Performing science as a part of the global scientific community – meaning choosing your own research agenda, publishing your results openly, and receiving prestige based on primacy of those results – is intuitively valuable to intelligent scientists. Who wouldn’t rather be a research scientist instead of some unheard-of engineer? But knowing how valuable it is to have such freedom is difficult to calculate. On the one hand, firms can pay scientists less if they have a preference for science. On the other hand, if access to the scientific community is valuable to firms, and if potential scientists can partially expropriate that value from their firm, then simply measuring pay for research vs non-research scientists will not capture pure preference for the science job among the workers. Beyond this issue are the standard selection problems: maybe research scientists are more capable than non-research scientists, or conversely, maybe non-research scientists take lower paying jobs because the potential for career advancement is better than that of research scientists.
Scott Stern attempts to get around these issues by surveying PhD biologists on the job market. The biology job market generally results in multiple job offers per candidate, and many candidates have competing offers from research and non-research jobs, both in and out of academia. Controlling for individual fixed effects – this is where we need the multiple offers per candidate – Stern finds the average worker is taking a 20% pay cut to work in a research job (one which permits publication of results). This result is roughly robust to removing academic jobs from the sample, to considering only accepted jobs and not just offers, and to an alternative specification where workers are interviewed and asked to rank their job offers from best to worse among a number of categories (ability to follow current research program, monetary rewards, etc.).
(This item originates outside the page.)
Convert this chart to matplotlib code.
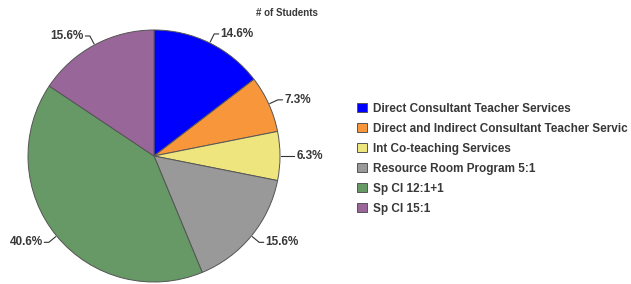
import matplotlib.pyplot as plt
import numpy as np

plt.rcParams['font.family'] = ['Liberation Sans', 'DejaVu Sans']

categories = ["Direct Consultant Teacher Services",
              "Direct and Indirect Consultant Teacher Servic",
              "Int Co-teaching Services",
              "Resource Room Program 5:1",
              "Sp Cl 12:1+1",
              "Sp Cl 15:1"]
students = [14, 7, 6, 15, 39, 15]
colors = ["#0000ff", "#f7963a", "#efe57f", "#999999", "#669966", "#996699"]

W, H = 631, 284
cx, cy, r = 154, 156, 126
fig = plt.figure(figsize=(W / 100, H / 100), dpi=100)
ax = fig.add_axes([(cx - r) / W, (H - cy - r) / H, 2 * r / W, 2 * r / H])

wedges, _ = ax.pie(students, colors=colors, startangle=90, counterclock=False,
                   radius=1, wedgeprops=dict(edgecolor="#555555", linewidth=0.7))
ax.set_xlim(-1, 1)
ax.set_ylim(-1, 1)
ax.axis('off')

txtcol = "#383838"
total = sum(students)
for w, v in zip(wedges, students):
    ang = np.deg2rad((w.theta1 + w.theta2) / 2)
    c, s = np.cos(ang), np.sin(ang)
    side = 1 if c >= 0 else -1
    x0, y0 = 1.01 * c, 1.01 * s
    x1, y1 = 1.08 * c, 1.08 * s
    x2 = x1 + 0.035 * side
    ax.plot([x0, x1, x2], [y0, y1, y1], color="#333333", lw=0.8, clip_on=False)
    pct = round(100.0 * v / total + 1e-9, 1)
    ax.text(x2 + 0.015 * side, y1, "%.1f%%" % pct,
            ha="left" if side > 0 else "right", va="center",
            fontsize=8.5, fontweight="bold", color=txtcol)

fig.text(318 / W, 1 - 13 / H, "# of Students", ha="right", va="center",
         fontsize=7, fontweight="bold", color=txtcol)

leg = fig.legend(wedges, categories, loc="upper left",
                 bbox_to_anchor=(352 / W, 1 - 98 / H), frameon=False,
                 prop=dict(size=8.5, weight="bold"), labelcolor=txtcol,
                 handlelength=0.85, handleheight=0.85, handletextpad=0.55,
                 labelspacing=0.68, borderaxespad=0)

fig.savefig("out.png", dpi=100)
My intuition (perhaps incorrect as I do not know of any empirical work on this topic) is that over time, more and more people are moving into jobs where the job itself provides utility at some level, rather than strict disutility; call this “reverse alienation”, perhaps? This actually has massive relevance for policy. For instance, as Stern notes, to the extent that scientists are willing to produce innovation at lower wages when “the scientific community” or “publication priority” is the reward, then strengthening IP or market incentives for innovation may be socially harmful. I think such effects are actually widespread in the labor market, and surely they should be no surprise to academic economists, nearly all of whom are taking huge discounts on what their non-research, or non-academic, salary would be. There are limits to this idea, of course. The 20th century was pretty clear in that market incentives are often far stronger than culturally-induced preferences; just look at crop output differences in China between the Deng era and the Cultural Revolution. Nonetheless…
http://citeseerx.ist.psu.edu/viewdoc/download?doi=10.1.1.159.6981&rep=rep1&type=pdf (NBER WP – final version published in Management Science)
I think there’s a fairly clear parallel with software development, where I can think of plenty of people who could – right now, due to particular market circumstances – command large consultancy fees but prefer to work for less money on projects that are personally interesting to them. These aren’t rich dilletantes, although they’re probably above-average in socioeconomic terms (probably a similar level to the scientists). Many of these projects are open source and are thus “given away”, further reinforcing the notion that economic incentives aren’t trumping all other considerations here.